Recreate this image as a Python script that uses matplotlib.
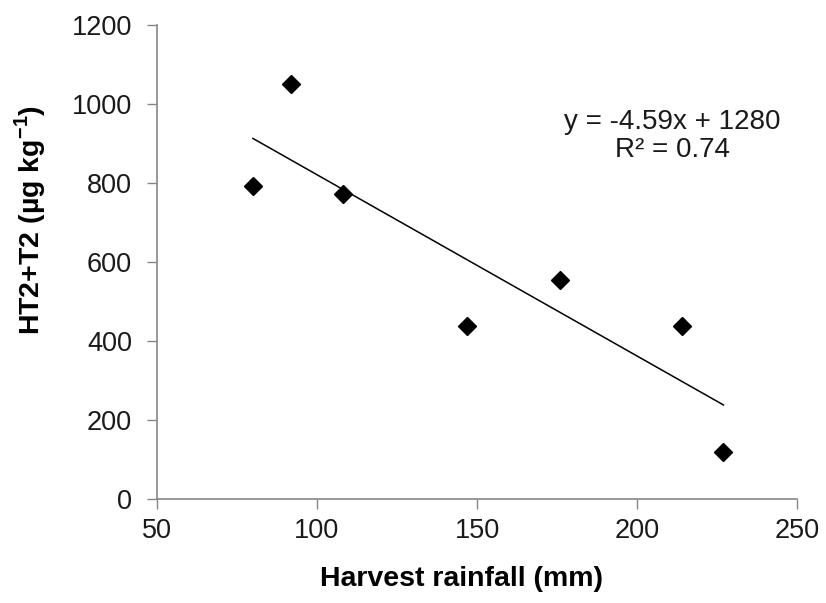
import numpy as np
import matplotlib.pyplot as plt

plt.rcParams['font.family'] = ['Liberation Sans', 'DejaVu Sans']
plt.rcParams['mathtext.fontset'] = 'custom'
plt.rcParams['mathtext.rm'] = 'Liberation Sans'
plt.rcParams['mathtext.bf'] = 'Liberation Sans:bold'

# datos
rainfall = [80, 92, 108, 147, 176, 214, 227]
ht2_t2 = [793, 1050, 773, 438, 555, 438, 118]
slope = -4.59
intercept = 1280
r2 = 0.74

xticks = [50, 100, 150, 200, 250]
yticks = [0, 200, 400, 600, 800, 1000, 1200]

axis_gray = '#868686'

fig = plt.figure(figsize=(8.26, 6.03), dpi=100)
ax = fig.add_axes([0.190, 0.1725, 0.775, 0.786])

# linea de tendencia
xl = np.array([min(rainfall), max(rainfall)])
ax.plot(xl, slope * xl + intercept, color='black', lw=1.1, zorder=2)
ax.plot(rainfall, ht2_t2, linestyle='none', marker='D', markersize=9,
        color='black', zorder=3)

ax.set_xlim(50, 250)
ax.set_ylim(0, 1200)
ax.set_xticks(xticks)
ax.set_yticks(yticks)
ax.tick_params(labelsize=19.5, colors=axis_gray, labelcolor='#1a1a1a',
               length=7, width=1, direction='out')
ax.tick_params(axis='y', pad=11)
ax.tick_params(axis='x', pad=7)

for s in ['top', 'right']:
    ax.spines[s].set_visible(False)
for s in ['left', 'bottom']:
    ax.spines[s].set_color(axis_gray)
    ax.spines[s].set_linewidth(1.2)

fig.text(461 / 826, 1 - 579 / 603, 'Harvest rainfall (mm)', fontsize=20.5,
         fontweight='bold', ha='center', va='center')
fig.text(30 / 826, 1 - 220 / 603, r'HT2+T2 (µg kg$^{\mathregular{-1}}$)', fontsize=20.5,
         fontweight='bold', rotation=90, ha='center', va='center')

ax.text(211, 919, f'y = {slope}x + {intercept}\nR² = {r2}', fontsize=20,
        ha='center', va='center', multialignment='center', linespacing=1.1,
        color='#1a1a1a')

fig.savefig('out.png', dpi=100)
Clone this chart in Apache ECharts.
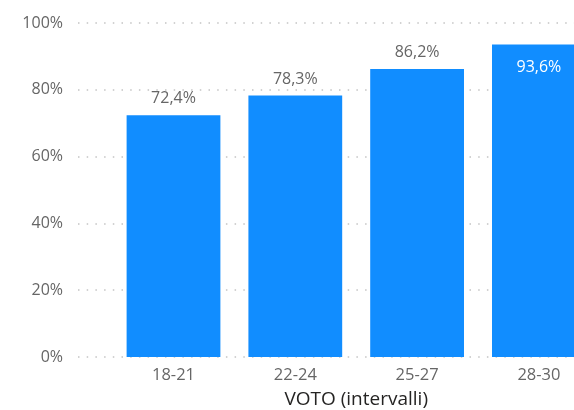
<!DOCTYPE html>
<html>
<head>
<meta charset="utf-8">
<script src="https://cdn.jsdelivr.net/npm/echarts@6/dist/echarts.min.js"></script>
<style>
html,body{margin:0;padding:0;background:#fff;}
#c{width:574px;height:410px;}
</style>
</head>
<body>
<div id="c"></div>
<script>
var categories = ['18-21', '22-24', '25-27', '28-30'];
var values = [72.4, 78.3, 86.2, 93.6];
var yTicks = [0, 20, 40, 60, 80, 100];
var xTitle = 'VOTO (intervalli)';

var FONT = '"Open Sans", "Noto Sans", sans-serif';
var chart = echarts.init(document.getElementById('c'), null, {renderer: 'canvas'});

function fmt(v) { return v.toFixed(1).replace('.', ',') + '%'; }

var data = values.map(function (v, i) {
  var inside = (i === values.length - 1);
  return {
    value: v,
    label: inside ? {position: 'insideTop', distance: 15, color: '#ffffff'} : {position: 'top', distance: 8.5, color: '#666666'}
  };
});

chart.setOption({
  animation: false,
  textStyle: {fontFamily: FONT},
  grid: [
    {left: 78, width: 496, top: 23, height: 334, containLabel: false, outerBoundsMode: 'none'},
    {left: 112.6, width: 487.2, top: 23, height: 334, containLabel: false, outerBoundsMode: 'none'}
  ],
  xAxis: [
    {gridIndex: 0, type: 'value', min: 0, max: 1, show: false},
    {
      gridIndex: 1, type: 'category', data: categories,
      axisLine: {show: false}, axisTick: {show: false},
      axisLabel: {margin: 10, color: '#666666', fontSize: 16.5, fontFamily: FONT},
      name: xTitle, nameLocation: 'middle', nameGap: 33,
      nameTextStyle: {color: '#252423', fontSize: 19, fontFamily: FONT}
    }
  ],
  yAxis: [
    {
      gridIndex: 0, type: 'value', min: yTicks[0], max: yTicks[yTicks.length - 1], interval: 20,
      axisLine: {show: false}, axisTick: {show: false},
      axisLabel: {margin: 15, color: '#666666', fontSize: 16, fontFamily: FONT, formatter: '{value}%'},
      splitLine: {show: true, lineStyle: {color: '#c4c4c4', width: 1.5, type: [1.5, 7.2]}}
    },
    {gridIndex: 1, type: 'value', min: 0, max: 100, show: false, splitLine: {show: false}}
  ],
  series: [{
    type: 'bar', xAxisIndex: 1, yAxisIndex: 1,
    data: data,
    barCategoryGap: '23%',
    itemStyle: {color: '#118DFF'},
    label: {show: true, fontSize: 16, fontFamily: FONT, formatter: function (p) { return fmt(p.value); }}
  }]
});
</script>
</body>
</html>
------------
Print out the lines exactly, skipping any picture.

RESPONSE TO THE TASK:
Recreate this image as a Python script that uses matplotlib.
import numpy as np
import matplotlib.pyplot as plt

plt.rcParams['font.family'] = ['Liberation Sans', 'DejaVu Sans']
plt.rcParams['mathtext.fontset'] = 'custom'
plt.rcParams['mathtext.rm'] = 'Liberation Sans'
plt.rcParams['mathtext.bf'] = 'Liberation Sans:bold'

# datos
rainfall = [80, 92, 108, 147, 176, 214, 227]
ht2_t2 = [793, 1050, 773, 438, 555, 438, 118]
slope = -4.59
intercept = 1280
r2 = 0.74

xticks = [50, 100, 150, 200, 250]
yticks = [0, 200, 400, 600, 800, 1000, 1200]

axis_gray = '#868686'

fig = plt.figure(figsize=(8.26, 6.03), dpi=100)
ax = fig.add_axes([0.190, 0.1725, 0.775, 0.786])

# linea de tendencia
xl = np.array([min(rainfall), max(rainfall)])
ax.plot(xl, slope * xl + intercept, color='black', lw=1.1, zorder=2)
ax.plot(rainfall, ht2_t2, linestyle='none', marker='D', markersize=9,
        color='black', zorder=3)

ax.set_xlim(50, 250)
ax.set_ylim(0, 1200)
ax.set_xticks(xticks)
ax.set_yticks(yticks)
ax.tick_params(labelsize=19.5, colors=axis_gray, labelcolor='#1a1a1a',
               length=7, width=1, direction='out')
ax.tick_params(axis='y', pad=11)
ax.tick_params(axis='x', pad=7)

for s in ['top', 'right']:
    ax.spines[s].set_visible(False)
for s in ['left', 'bottom']:
    ax.spines[s].set_color(axis_gray)
    ax.spines[s].set_linewidth(1.2)

fig.text(461 / 826, 1 - 579 / 603, 'Harvest rainfall (mm)', fontsize=20.5,
         fontweight='bold', ha='center', va='center')
fig.text(30 / 826, 1 - 220 / 603, r'HT2+T2 (µg kg$^{\mathregular{-1}}$)', fontsize=20.5,
         fontweight='bold', rotation=90, ha='center', va='center')

ax.text(211, 919, f'y = {slope}x + {intercept}\nR² = {r2}', fontsize=20,
        ha='center', va='center', multialignment='center', linespacing=1.1,
        color='#1a1a1a')

fig.savefig('out.png', dpi=100)
Clone this chart in Apache ECharts.
<!DOCTYPE html>
<html>
<head>
<meta charset="utf-8">
<script src="https://cdn.jsdelivr.net/npm/echarts@6/dist/echarts.min.js"></script>
<style>
html,body{margin:0;padding:0;background:#fff;}
#c{width:574px;height:410px;}
</style>
</head>
<body>
<div id="c"></div>
<script>
var categories = ['18-21', '22-24', '25-27', '28-30'];
var values = [72.4, 78.3, 86.2, 93.6];
var yTicks = [0, 20, 40, 60, 80, 100];
var xTitle = 'VOTO (intervalli)';

var FONT = '"Open Sans", "Noto Sans", sans-serif';
var chart = echarts.init(document.getElementById('c'), null, {renderer: 'canvas'});

function fmt(v) { return v.toFixed(1).replace('.', ',') + '%'; }

var data = values.map(function (v, i) {
  var inside = (i === values.length - 1);
  return {
    value: v,
    label: inside ? {position: 'insideTop', distance: 15, color: '#ffffff'} : {position: 'top', distance: 8.5, color: '#666666'}
  };
});

chart.setOption({
  animation: false,
  textStyle: {fontFamily: FONT},
  grid: [
    {left: 78, width: 496, top: 23, height: 334, containLabel: false, outerBoundsMode: 'none'},
    {left: 112.6, width: 487.2, top: 23, height: 334, containLabel: false, outerBoundsMode: 'none'}
  ],
  xAxis: [
    {gridIndex: 0, type: 'value', min: 0, max: 1, show: false},
    {
      gridIndex: 1, type: 'category', data: categories,
      axisLine: {show: false}, axisTick: {show: false},
      axisLabel: {margin: 10, color: '#666666', fontSize: 16.5, fontFamily: FONT},
      name: xTitle, nameLocation: 'middle', nameGap: 33,
      nameTextStyle: {color: '#252423', fontSize: 19, fontFamily: FONT}
    }
  ],
  yAxis: [
    {
      gridIndex: 0, type: 'value', min: yTicks[0], max: yTicks[yTicks.length - 1], interval: 20,
      axisLine: {show: false}, axisTick: {show: false},
      axisLabel: {margin: 15, color: '#666666', fontSize: 16, fontFamily: FONT, formatter: '{value}%'},
      splitLine: {show: true, lineStyle: {color: '#c4c4c4', width: 1.5, type: [1.5, 7.2]}}
    },
    {gridIndex: 1, type: 'value', min: 0, max: 100, show: false, splitLine: {show: false}}
  ],
  series: [{
    type: 'bar', xAxisIndex: 1, yAxisIndex: 1,
    data: data,
    barCategoryGap: '23%',
    itemStyle: {color: '#118DFF'},
    label: {show: true, fontSize: 16, fontFamily: FONT, formatter: function (p) { return fmt(p.value); }}
  }]
});
</script>
</body>
</html>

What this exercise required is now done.